FILE PHOTO: People look at AGCO equipment as they attend National Farm Machinery show in Louisville, Kentucky, February 12, 2016. REUTERS/Meredith Davis/File Photo
March 4, 2021
By Svea Herbst-Bayliss
BOSTON (Reuters) – Tractors and Farm Equipment Limited, the largest investor in AGCO Corp, on Tuesday again pressed the agricultural machinery maker to refresh its board and consider strategic alternatives as it risks falling further behind its rivals.
Indian tractor manufacturer Tractors and Farm Equipment, known as TAFE, said in a U.S. regulatory filing that it made a presentation to the company in which it outlined AGCO’s weakening long-term competitive position and urged immediate action.
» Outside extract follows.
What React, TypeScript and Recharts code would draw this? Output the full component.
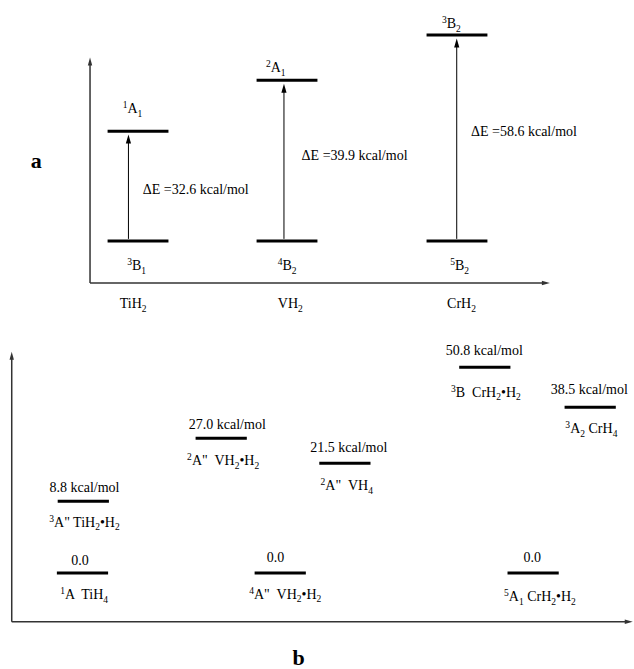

“We believe that material risks exist for AGCO’s shareholders in the inevitable cycle downturn and that the Board should proactively focus on minimizing such risk now,” TAFE, which is AGCO’s largest shareholder with a 16.2% stake, said in the presentation.
AGCO was not immediately available for comment.
TAFE is calling on the company to appoint three new independent directors to the board, appoint a new lead independent director with strong board experience and form a committee to oversee the execution of a strategic plan.
AGCO’s recent stock price gains have been fueled by macro economic tailwinds in the agricultural sector but mask the company’s weakened stature compared with rivals like John Deere and Kutoba, TAFE said.
AGCO, which is valued at $9.6 billion and is headquartered in Duluth, Georgia, has seen its stock price surge 103% in the last 52 weeks and closed trading at $129.11 on Tuesday.
“Strategic missteps have resulted in a deteriorating market position in Brazil, continued sub-scale presence in North America (a key market) and an unsuccessful investment initiative in China,” TAFE said in the presentation, which was attached to the regulatory filing.
TAFE, which has previously raised similar concerns with AGCO, has been an owner for seven years and paid an average $48.13 for its stake.